Kategorie: Fundsachen

“Schöne und schmerzliche Stunden”

Die närrische Zeit ist vorbei und am Aschermittwoch reflektiere ich die Intensität der letzten Tage. Am Freitag war ich in Wasungen zur Festveranstaltung „500 Jahre Wasunger Karneval“. Eine stolze Zahl, ein rundes Jubiläum und ein deutlicher Hinweis darauf, dass die Karnevalstraditionen in Thüringen viel älter sind als das, was man üblicherweise in Westdeutschland zu bieten hat. (…)

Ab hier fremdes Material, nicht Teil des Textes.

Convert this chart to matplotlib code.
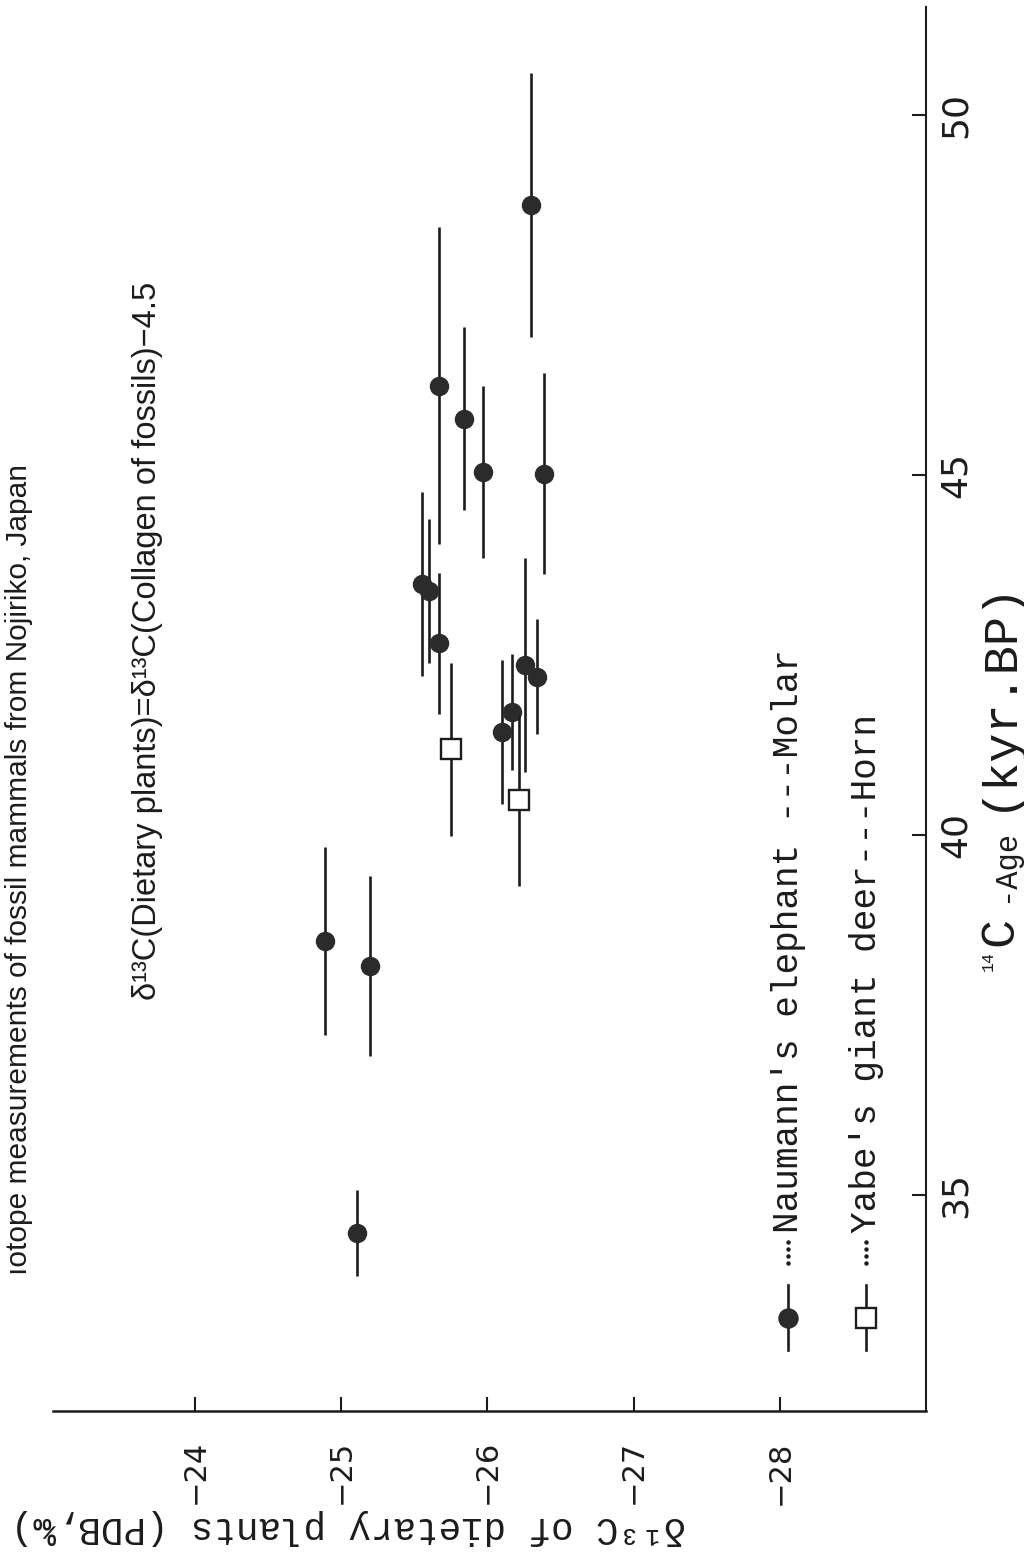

Andererseits war der Rosenmontag auch geprägt durch Menschen, die offenkundig in der Masse der Karnevalisten auch mit Hass und Frust unterwegs waren. An einem Ort zeigte mir ein junger Familienvater, der mit Frau und Baby als Zaungast dort stand mit eindeutigen Gesten, wie sehr er mich offensichtlich höchstpersönlich verachtet. An einer anderen Karnevalsveranstaltung versuchten die sog. „Montagsdemonstranten“, die wie üblich weder angemeldet waren noch einen Verantwortlichen aufzuweisen hatten, die Festveranstaltung für ihre Anliegen zu instrumentalisieren und meine angekündigte Anwesenheit zu benutzen, um mir ihren Missmut oder auch mittlerweile ihre Verachtung gegen jedwede Form von Politik zu übermitteln.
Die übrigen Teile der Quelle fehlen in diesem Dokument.